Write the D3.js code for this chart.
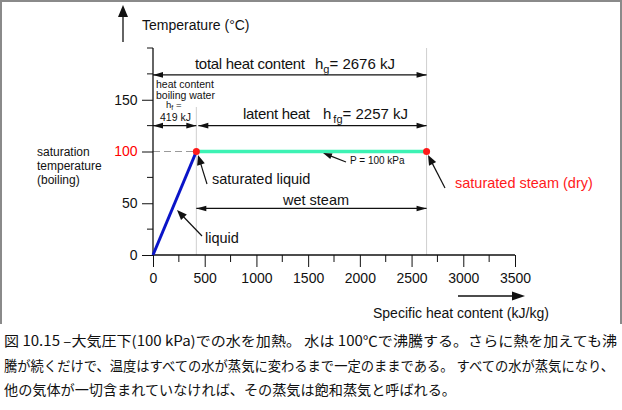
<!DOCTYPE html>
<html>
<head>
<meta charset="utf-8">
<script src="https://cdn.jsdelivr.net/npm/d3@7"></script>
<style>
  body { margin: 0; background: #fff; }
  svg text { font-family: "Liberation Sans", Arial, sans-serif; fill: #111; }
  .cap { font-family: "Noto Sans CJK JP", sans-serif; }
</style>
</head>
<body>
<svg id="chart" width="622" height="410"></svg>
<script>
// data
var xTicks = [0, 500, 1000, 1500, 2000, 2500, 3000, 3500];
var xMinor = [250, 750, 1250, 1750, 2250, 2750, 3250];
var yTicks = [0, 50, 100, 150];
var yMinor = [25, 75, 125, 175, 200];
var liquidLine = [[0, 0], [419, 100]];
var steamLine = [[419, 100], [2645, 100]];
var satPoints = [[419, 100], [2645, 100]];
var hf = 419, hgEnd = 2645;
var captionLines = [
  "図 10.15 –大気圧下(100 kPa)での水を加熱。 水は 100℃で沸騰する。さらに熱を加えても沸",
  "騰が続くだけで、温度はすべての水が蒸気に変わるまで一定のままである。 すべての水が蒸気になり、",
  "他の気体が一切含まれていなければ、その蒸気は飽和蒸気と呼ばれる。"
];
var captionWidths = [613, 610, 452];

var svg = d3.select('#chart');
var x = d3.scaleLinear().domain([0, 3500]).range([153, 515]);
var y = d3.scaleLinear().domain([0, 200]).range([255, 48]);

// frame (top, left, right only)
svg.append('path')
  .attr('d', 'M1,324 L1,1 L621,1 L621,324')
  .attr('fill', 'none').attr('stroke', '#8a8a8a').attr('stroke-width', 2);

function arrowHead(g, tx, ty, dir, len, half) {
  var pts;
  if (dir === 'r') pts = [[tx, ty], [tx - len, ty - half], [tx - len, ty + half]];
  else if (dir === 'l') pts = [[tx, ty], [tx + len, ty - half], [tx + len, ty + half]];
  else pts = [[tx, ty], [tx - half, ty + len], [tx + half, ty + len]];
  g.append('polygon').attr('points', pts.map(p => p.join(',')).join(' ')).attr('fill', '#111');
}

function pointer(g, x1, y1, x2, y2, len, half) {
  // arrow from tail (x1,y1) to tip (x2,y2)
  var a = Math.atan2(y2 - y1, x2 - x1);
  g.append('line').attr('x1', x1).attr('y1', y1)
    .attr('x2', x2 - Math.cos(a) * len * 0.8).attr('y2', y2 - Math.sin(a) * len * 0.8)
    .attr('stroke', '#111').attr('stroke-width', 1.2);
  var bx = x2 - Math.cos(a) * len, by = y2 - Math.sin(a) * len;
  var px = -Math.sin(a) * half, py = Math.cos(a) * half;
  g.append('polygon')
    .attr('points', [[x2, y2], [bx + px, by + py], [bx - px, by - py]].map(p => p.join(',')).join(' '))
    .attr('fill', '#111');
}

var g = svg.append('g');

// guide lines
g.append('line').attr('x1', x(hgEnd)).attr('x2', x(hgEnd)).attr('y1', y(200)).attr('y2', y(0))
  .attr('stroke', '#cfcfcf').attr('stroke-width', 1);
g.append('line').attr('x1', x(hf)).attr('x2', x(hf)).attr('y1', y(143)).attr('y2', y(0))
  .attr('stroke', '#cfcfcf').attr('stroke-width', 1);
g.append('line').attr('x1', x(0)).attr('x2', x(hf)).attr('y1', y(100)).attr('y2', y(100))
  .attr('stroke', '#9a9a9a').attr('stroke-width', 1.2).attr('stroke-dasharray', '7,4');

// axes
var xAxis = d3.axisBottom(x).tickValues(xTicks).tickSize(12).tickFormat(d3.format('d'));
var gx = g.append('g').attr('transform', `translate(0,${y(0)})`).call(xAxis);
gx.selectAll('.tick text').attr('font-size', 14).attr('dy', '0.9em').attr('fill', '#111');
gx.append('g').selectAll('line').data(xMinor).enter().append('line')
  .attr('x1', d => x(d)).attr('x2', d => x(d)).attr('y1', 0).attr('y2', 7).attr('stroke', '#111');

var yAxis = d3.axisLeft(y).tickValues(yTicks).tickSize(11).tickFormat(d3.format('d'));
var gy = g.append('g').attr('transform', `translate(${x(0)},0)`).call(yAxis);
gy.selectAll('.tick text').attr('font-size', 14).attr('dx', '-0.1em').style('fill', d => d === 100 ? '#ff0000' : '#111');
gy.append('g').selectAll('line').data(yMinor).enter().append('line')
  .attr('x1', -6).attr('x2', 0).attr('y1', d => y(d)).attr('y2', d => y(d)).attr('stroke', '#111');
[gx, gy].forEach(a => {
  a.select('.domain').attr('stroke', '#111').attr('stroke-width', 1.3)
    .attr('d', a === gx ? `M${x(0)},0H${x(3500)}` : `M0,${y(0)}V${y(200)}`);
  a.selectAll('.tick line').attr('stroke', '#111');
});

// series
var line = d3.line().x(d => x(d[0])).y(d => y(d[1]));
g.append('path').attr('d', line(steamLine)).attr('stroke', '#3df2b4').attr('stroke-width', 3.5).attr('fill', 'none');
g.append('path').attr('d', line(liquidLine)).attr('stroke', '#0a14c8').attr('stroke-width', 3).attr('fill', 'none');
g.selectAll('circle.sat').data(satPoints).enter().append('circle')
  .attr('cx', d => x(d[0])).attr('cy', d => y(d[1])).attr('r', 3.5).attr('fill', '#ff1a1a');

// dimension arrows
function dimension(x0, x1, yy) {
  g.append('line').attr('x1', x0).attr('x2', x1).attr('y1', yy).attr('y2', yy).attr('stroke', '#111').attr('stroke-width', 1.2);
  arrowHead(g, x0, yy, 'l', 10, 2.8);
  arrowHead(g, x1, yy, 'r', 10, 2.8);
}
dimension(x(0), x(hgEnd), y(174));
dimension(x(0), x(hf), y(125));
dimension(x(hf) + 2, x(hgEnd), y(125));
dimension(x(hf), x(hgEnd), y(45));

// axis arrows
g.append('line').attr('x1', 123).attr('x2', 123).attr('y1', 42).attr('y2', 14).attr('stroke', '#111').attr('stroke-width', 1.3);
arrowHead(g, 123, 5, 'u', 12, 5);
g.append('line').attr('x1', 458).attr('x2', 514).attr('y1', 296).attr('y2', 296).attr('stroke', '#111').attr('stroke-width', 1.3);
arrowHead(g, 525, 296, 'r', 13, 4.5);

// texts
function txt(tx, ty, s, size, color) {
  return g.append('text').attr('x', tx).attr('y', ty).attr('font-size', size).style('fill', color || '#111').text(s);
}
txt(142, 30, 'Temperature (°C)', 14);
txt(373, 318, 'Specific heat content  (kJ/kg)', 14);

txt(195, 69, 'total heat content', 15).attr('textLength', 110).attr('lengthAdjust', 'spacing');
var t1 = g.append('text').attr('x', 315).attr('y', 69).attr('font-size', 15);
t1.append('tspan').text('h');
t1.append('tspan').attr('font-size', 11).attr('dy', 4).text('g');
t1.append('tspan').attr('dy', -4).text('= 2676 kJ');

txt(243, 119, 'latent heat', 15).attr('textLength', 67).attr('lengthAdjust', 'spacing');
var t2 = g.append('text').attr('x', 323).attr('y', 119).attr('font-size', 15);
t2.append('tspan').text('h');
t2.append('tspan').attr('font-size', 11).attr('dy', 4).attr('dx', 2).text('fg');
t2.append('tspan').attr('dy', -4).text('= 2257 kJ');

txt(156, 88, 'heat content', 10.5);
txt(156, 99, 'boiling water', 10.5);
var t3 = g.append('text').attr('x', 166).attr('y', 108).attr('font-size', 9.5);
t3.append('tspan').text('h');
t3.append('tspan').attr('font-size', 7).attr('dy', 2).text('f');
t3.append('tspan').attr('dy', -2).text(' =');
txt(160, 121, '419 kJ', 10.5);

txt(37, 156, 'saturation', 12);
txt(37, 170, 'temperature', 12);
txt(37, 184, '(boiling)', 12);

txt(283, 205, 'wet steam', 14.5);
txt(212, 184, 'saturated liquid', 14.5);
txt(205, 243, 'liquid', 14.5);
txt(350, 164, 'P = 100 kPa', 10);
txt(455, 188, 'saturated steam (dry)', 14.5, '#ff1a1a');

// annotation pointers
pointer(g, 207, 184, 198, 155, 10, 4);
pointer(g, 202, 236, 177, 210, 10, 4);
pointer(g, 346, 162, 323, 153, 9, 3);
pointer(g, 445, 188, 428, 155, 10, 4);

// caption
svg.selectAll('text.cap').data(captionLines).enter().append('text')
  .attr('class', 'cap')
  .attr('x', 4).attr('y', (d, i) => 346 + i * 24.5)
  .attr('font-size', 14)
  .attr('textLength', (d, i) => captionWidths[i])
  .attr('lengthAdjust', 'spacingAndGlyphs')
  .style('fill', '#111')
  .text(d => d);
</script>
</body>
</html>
= = = = = = =
Check each line above for the string "chart" and show the ones that have it.

Write the D3.js code for this chart.
<svg id="chart" width="622" height="410"></svg>
var svg = d3.select('#chart');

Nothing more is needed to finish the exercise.